Bazen hayretle dinliyorum kimi insanların geçmişe dair anlatılarını. Ne anlatsak bir kurgu ama bu kurgunun yönetmeni olarak ona kattığımız boyut ve renk, eşlik eden müzik, seçtiğimiz ve öne çıkardığımız ayrıntıların da telifi bizde. Örneğin bazen şeker katardım ben bu anlatılara. Popüler sinemanın yaptığı gibi. Dinleyeni etkiler hatta büyülerdi. Sonra kendi anlatıma yabancılaşırdım ama. Beni acıtan dikenleri gizlemenin suçluluğu ile kıvranırdım.
İşin hazin tarafı bu anlatı biçim değiştirerek yayılırdı dünyaya çağdaş bir mit olarak. Her aktaran kendinden de bir şey katardı ama ana motif dururdu.
Bir hakikat arayıcısı hırpalanmaya mahkumdur her zaman. Gerçeği bir “samimiyet buhranı” içinde anlatma çabası, kendine ve çevrene dair samimi itiraflar bir dışlanma nedenidir.
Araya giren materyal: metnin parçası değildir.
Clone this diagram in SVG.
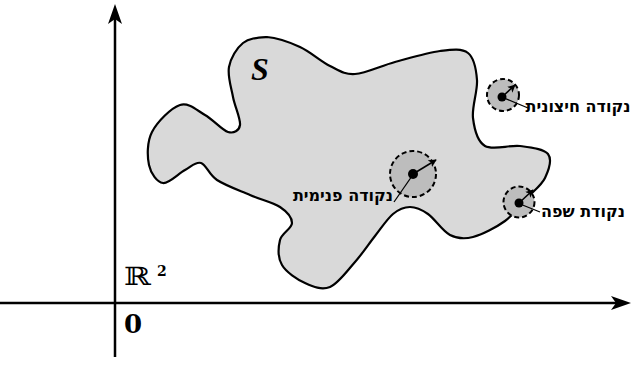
<svg xmlns="http://www.w3.org/2000/svg" width="632" height="365" viewBox="0 0 632 365">
<style>
.axis{stroke:#000;stroke-width:2.5;fill:none}
.blob{fill:#d9d9d9;stroke:#000;stroke-width:2.2}
.nbhd{fill:#bdbdbd;stroke:#000;stroke-width:2;stroke-dasharray:5 3}
.dot{fill:#000}
.rad{stroke:#000;stroke-width:1.6;fill:none;marker-end:url(#ah)}
.lead{stroke:#000;stroke-width:1.3;fill:none}
.lbl{font-family:"DejaVu Sans","Liberation Sans",sans-serif;font-weight:bold;font-size:16px;fill:#000;text-anchor:middle}
</style>
<defs>
<marker id="ah" viewBox="0 0 10 10" refX="9" refY="5" markerWidth="8" markerHeight="8" markerUnits="userSpaceOnUse" orient="auto">
<path d="M0,0 L10,5 L0,10 L2.5,5 Z" fill="#000"/>
</marker>
</defs>
<g id="connectors">
<line class="axis" x1="115" y1="357" x2="115" y2="18"/>
<polygon points="115,4 108,24 115,19 122,24" fill="#000"/>
<line class="axis" x1="0" y1="303" x2="617" y2="303"/>
<polygon points="631,303 611,296 616,303 611,310" fill="#000"/>
</g>
<g id="set-S">
<path class="blob" d="M267,37 C276.5,37.67 289.5,42.17 300,47 C310.5,51.83 320.83,61.5 330,66 C339.17,70.5 344.17,74.67 355,74 C365.83,73.33 380.83,65.83 395,62 C409.17,58.17 427.83,52.5 440,51 C452.17,49.5 461.83,48.17 468,53 C474.17,57.83 476.17,69.17 477,80 C477.83,90.83 471.67,107 473,118 C474.33,129 477.17,141.33 485,146 C492.83,150.67 509.5,144.67 520,146 C530.5,147.33 543.83,148.67 548,154 C552.17,159.33 548.5,170.67 545,178 C541.5,185.33 533.67,190.83 527,198 C520.33,205.17 514,214.5 505,221 C496,227.5 482.17,234.67 473,237 C463.83,239.33 457.5,238.83 450,235 C442.5,231.17 434.67,218.67 428,214 C421.33,209.33 415.83,207 410,207 C404.17,207 398.83,209.17 393,214 C387.17,218.83 381.33,228 375,236 C368.67,244 362.5,253.5 355,262 C347.5,270.5 338.33,283.5 330,287 C321.67,290.5 313,286.67 305,283 C297,279.33 286.17,272.17 282,265 C277.83,257.83 278.33,247 280,240 C281.67,233 292,228.5 292,223 C292,217.5 287,211.67 280,207 C273,202.33 260.5,199.5 250,195 C239.5,190.5 225.17,185.33 217,180 C208.83,174.67 206.33,164.67 201,163 C195.67,161.33 191.33,166.67 185,170 C178.67,173.33 169,183.83 163,183 C157,182.17 150.83,173.5 149,165 C147.17,156.5 146.83,142 152,132 C157.17,122 171.17,107.83 180,105 C188.83,102.17 197,110.5 205,115 C213,119.5 222.17,130.33 228,132 C233.83,133.67 239.17,130.83 240,125 C240.83,119.17 234.830,106.67 233,97 C231.17,87.33 227.33,76 229,67 C230.67,58 236.67,48 243,43 C249.33,38 257.5,37.67 267,37 Z"/>
<text x="251" y="80" font-family="'Liberation Serif','DejaVu Serif',serif" font-style="italic" font-weight="bold" font-size="32">S</text>
</g>
<g id="interior-point">
<circle class="nbhd" cx="413" cy="174" r="23"/>
<line class="lead" x1="412" y1="176" x2="394" y2="202"/>
<line class="rad" x1="413" y1="174" x2="436" y2="160"/>
<circle class="dot" cx="413" cy="174" r="5"/>
<text class="lbl" x="343" y="201">נקודה פנימית</text>
</g>
<g id="exterior-point">
<circle class="nbhd" cx="503" cy="95" r="16"/>
<line class="lead" x1="504" y1="98" x2="528" y2="108"/>
<line class="rad" x1="502" y1="97" x2="515" y2="85"/>
<circle class="dot" cx="502" cy="97" r="4.5"/>
<text class="lbl" x="578" y="112">נקודה חיצונית</text>
</g>
<g id="boundary-point">
<circle class="nbhd" cx="519" cy="202" r="15.5"/>
<line class="lead" x1="520" y1="204" x2="540" y2="212"/>
<line class="rad" x1="519" y1="203" x2="533" y2="190"/>
<circle class="dot" cx="519" cy="203" r="4.5"/>
<text class="lbl" x="583" y="217">נקודת שפה</text>
</g>
<g id="labels">
<text transform="translate(124,285) scale(1.3,1)" font-family="'DejaVu Serif',serif" font-size="25">ℝ</text>
<text x="157" y="276" font-family="'DejaVu Serif',serif" font-weight="bold" font-size="14">2</text>
<text x="124" y="333" font-family="'DejaVu Serif',serif" font-weight="bold" font-size="26">0</text>
</g>
</svg>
Giyimli insanlar arasında bir çıplaklık durumudur bu. Şeytanlar arasındaki melekliğin hazin hikayesidir.
Kendini koruma güdüsü çok temel bir güdü. Nasıl ki kış günü çıplak dolaşmıyorsun toplumda da çıplak bırakmıyorsun kendini. Hatta kapını sımsıkı kilitliyor, alarm filan takıyorsun korunmak için. Çıplaklığı sergileyen hep sanat olmuştur ama. Kelimenin gerçek anlamıyla çıplaklığı kastediyorum. Çıplak kadın bedenleri burjuva erkek kulüplerinin duvarlarını süslemek için mi yapılmamıştı bence. Kelime anlamını bir yana bırakalım, soyut bir anlamdaki çıplaklığın da mekanıdır sanat.
Edebiyatçılar, özellikle kadın edebiyatçılar için acı girdapları ile dolu olmuştur hayat. Kadınların edebiyat tarihi derin mağduriyetler ile doludur. Bugün pek çok şey değişmiştir elbet ama geçmişte çekilen acılar, verilen mücadeleler sonucu olmuştur bu. Özel alana ait olanı kamusala taşımanın acısını en çok da kadın edebiyatçılar çekmişlerdir.
Sevilmek istiyoruz hepimiz. Fiziksel ve ruhsal varlıklarımıza onay arıyoruz. Çok az kalpte gerçek bir sevgi var ama. Herkes için “öteki” yiz ve bazen bir sevgi yanılsamasına kapılıyoruz. Bir başkasıyla bağlar kurabilmek önemli olan. Aynı sevinçler ve kederleri paylaşabilmek. Aslında ne kadar benzer olduğumuzu görebilmek. Maskenin korkuyla ilişkili olduğunu deneyerek öğrendik bu dönemde. Bu toplumsal maskeli balonun da gerçek nedeni korku aslında.